Sunday 30 September 2012

India's Macro-economic Analysis

Macro-economic analysis plays an important part in understanding the country's economy.

Here is an analysis of the crucial macro-economic indicators that drive India's economy:

1. GDP Growth
2. Financial markets
3. Inflation
4. Exchange rates
5. Industrial production
6. Interest rates
7. Commerce

GDP helps in measuring the merchandises and services manufactured within a country during a fiscal year. As of 2011, India's Nominal GDP is $1.676 trillion and is ranked 11th in the world. India's GDP (PPP) is $4.515 trillion and is ranked 3rd in the world. The country's GDP growth is 6.5% for the fiscal year 2012 and the GDP per capita is $1,388. The GDP for agriculture is 17.2%, whereas for services industry it is 56.4%.

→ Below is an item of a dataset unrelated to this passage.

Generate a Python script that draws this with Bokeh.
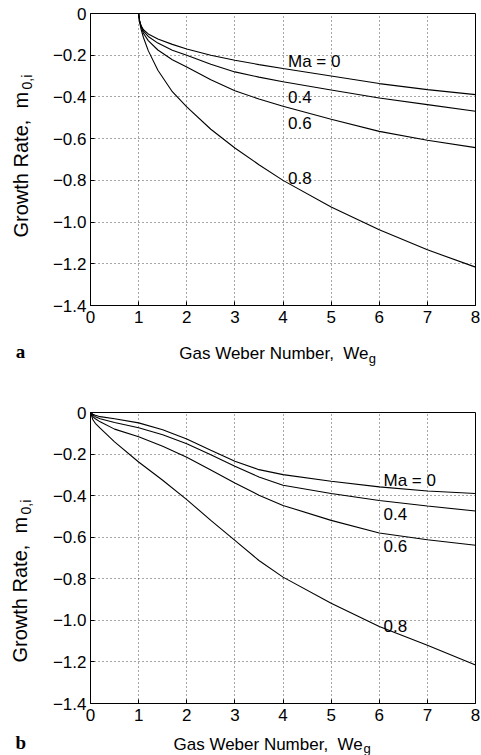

The Indian financial market provides different financial products for fulfilling the monetary needs of different users. It helps in mobilising the savings of the economy. The Indian Financial markets provide different types of bonds, mutual funds and stock options to promote economic growth.

Inflation rate provides a comparison point for general price hikes against the basic buying capability. As of June 2012, India's Inflation rate is 7.25% and yearly average gross salary of an individual is $1,410. For the last 43 years, India's Inflation Rate has averaged 8%.

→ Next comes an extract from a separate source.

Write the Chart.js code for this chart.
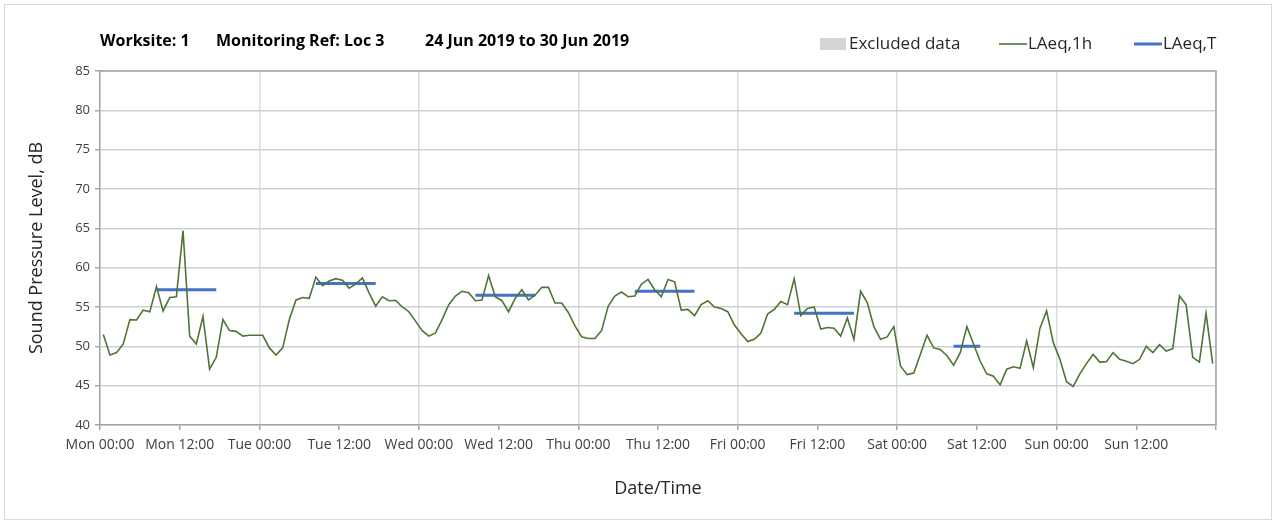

A significant portion of India's import expense is oil. Hike in oil price reduces value of Indian Rupee.

Below factors influence Indian Rupee:

1. Price of Oil
2. Economic data indicators
3. Interest rate changes
4. Policy changes
5. War and Natural disasters

In May 2012, India's Industrial Output increased by 2.4%. For the last 18 years, the Industrial Production has averaged 7.35%. It had reached an all-time low figure of -7.2 % during the recession in 2009.

India's major trades include software, cement, textiles, chemicals, food processing and steel.

Due to a lot of economic reforms, India is emerging as one of the global powers. Some experts believe that India's GDP will rise to 11% by 2025. This would make India one of the top 3 economies in the world.